* WHAT YOU SHOULD DO
Type out the data exactly as given. Skip any image.
--------------------------------------------------
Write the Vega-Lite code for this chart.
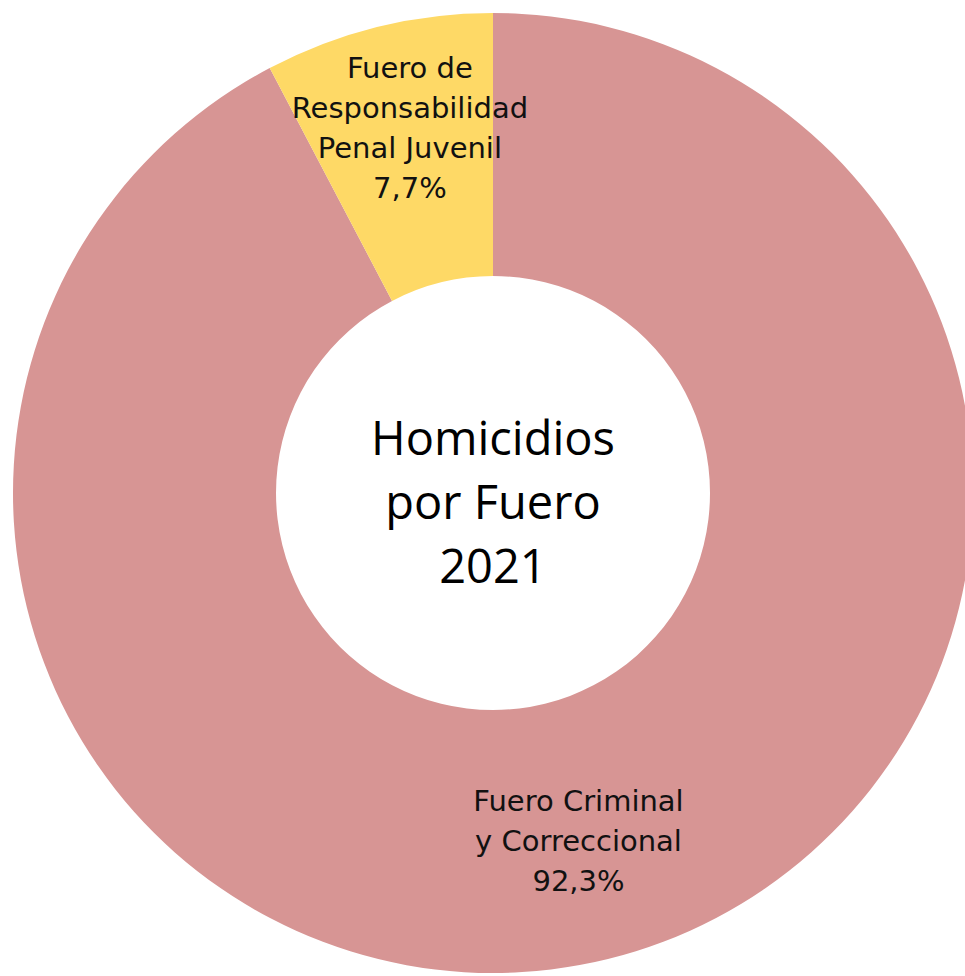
{
  "$schema": "https://vega.github.io/schema/vega-lite/v6.json",
  "width": 986,
  "height": 986,
  "padding": 0,
  "autosize": {"type": "none"},
  "background": "white",
  "view": {"stroke": null},
  "config": {"font": "DejaVu Sans"},
  "layer": [
    {
      "data": {"values": [
        {"fuero": "Fuero Criminal y Correccional", "orden": 1, "pct": 92.3, "etiqueta": ["Fuero Criminal", "y Correccional", "92,3%"]},
        {"fuero": "Fuero de Responsabilidad Penal Juvenil", "orden": 2, "pct": 7.7, "etiqueta": ["Fuero de", "Responsabilidad", "Penal Juvenil", "7,7%"]}
      ]},
      "layer": [
        {
          "mark": {"type": "arc", "outerRadius": 480, "innerRadius": 217},
          "encoding": {
            "theta": {"field": "pct", "type": "quantitative", "stack": true},
            "order": {"field": "orden", "type": "quantitative"},
            "color": {
              "field": "fuero", "type": "nominal", "legend": null,
              "scale": {"domain": ["Fuero Criminal y Correccional", "Fuero de Responsabilidad Penal Juvenil"], "range": ["#D79594", "#FED966"]}
            }
          }
        },
        {
          "mark": {"type": "text", "fontSize": 29, "lineHeight": 40, "align": "center", "baseline": "middle", "color": "#111111", "radius": 372, "dy": -63, "dx": 6},
          "encoding": {
            "theta": {"field": "pct", "type": "quantitative", "stack": true},
            "order": {"field": "orden", "type": "quantitative"},
            "text": {"condition": {"test": "datum.orden == 2", "field": "etiqueta"}, "value": ""}
          }
        },
        {
          "mark": {"type": "text", "fontSize": 29, "lineHeight": 40, "align": "center", "baseline": "middle", "color": "#111111", "radius": 357, "dy": -38},
          "encoding": {
            "theta": {"field": "pct", "type": "quantitative", "stack": true},
            "order": {"field": "orden", "type": "quantitative"},
            "text": {"condition": {"test": "datum.orden == 1", "field": "etiqueta"}, "value": ""}
          }
        }
      ]
    },
    {
      "data": {"values": [{"titulo": ["Homicidios", "por Fuero", "2021"]}]},
      "mark": {"type": "text", "font": "Open Sans", "fontSize": 47, "lineHeight": 64, "align": "center", "baseline": "middle", "color": "#000000", "dy": -52},
      "encoding": {"text": {"field": "titulo"}}
    }
  ]
}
--------------------------------------------------
* REPLY
Write the Vega-Lite code for this chart.
{
  "$schema": "https://vega.github.io/schema/vega-lite/v6.json",
  "width": 986,
  "height": 986,
  "padding": 0,
  "autosize": {"type": "none"},
  "background": "white",
  "view": {"stroke": null},
  "config": {"font": "DejaVu Sans"},
  "layer": [
    {
      "data": {"values": [
        {"fuero": "Fuero Criminal y Correccional", "orden": 1, "pct": 92.3, "etiqueta": ["Fuero Criminal", "y Correccional", "92,3%"]},
        {"fuero": "Fuero de Responsabilidad Penal Juvenil", "orden": 2, "pct": 7.7, "etiqueta": ["Fuero de", "Responsabilidad", "Penal Juvenil", "7,7%"]}
      ]},
      "layer": [
        {
          "mark": {"type": "arc", "outerRadius": 480, "innerRadius": 217},
          "encoding": {
            "theta": {"field": "pct", "type": "quantitative", "stack": true},
            "order": {"field": "orden", "type": "quantitative"},
            "color": {
              "field": "fuero", "type": "nominal", "legend": null,
              "scale": {"domain": ["Fuero Criminal y Correccional", "Fuero de Responsabilidad Penal Juvenil"], "range": ["#D79594", "#FED966"]}
            }
          }
        },
        {
          "mark": {"type": "text", "fontSize": 29, "lineHeight": 40, "align": "center", "baseline": "middle", "color": "#111111", "radius": 372, "dy": -63, "dx": 6},
          "encoding": {
            "theta": {"field": "pct", "type": "quantitative", "stack": true},
            "order": {"field": "orden", "type": "quantitative"},
            "text": {"condition": {"test": "datum.orden == 2", "field": "etiqueta"}, "value": ""}
          }
        },
        {
          "mark": {"type": "text", "fontSize": 29, "lineHeight": 40, "align": "center", "baseline": "middle", "color": "#111111", "radius": 357, "dy": -38},
          "encoding": {
            "theta": {"field": "pct", "type": "quantitative", "stack": true},
            "order": {"field": "orden", "type": "quantitative"},
            "text": {"condition": {"test": "datum.orden == 1", "field": "etiqueta"}, "value": ""}
          }
        }
      ]
    },
    {
      "data": {"values": [{"titulo": ["Homicidios", "por Fuero", "2021"]}]},
      "mark": {"type": "text", "font": "Open Sans", "fontSize": 47, "lineHeight": 64, "align": "center", "baseline": "middle", "color": "#000000", "dy": -52},
      "encoding": {"text": {"field": "titulo"}}
    }
  ]
}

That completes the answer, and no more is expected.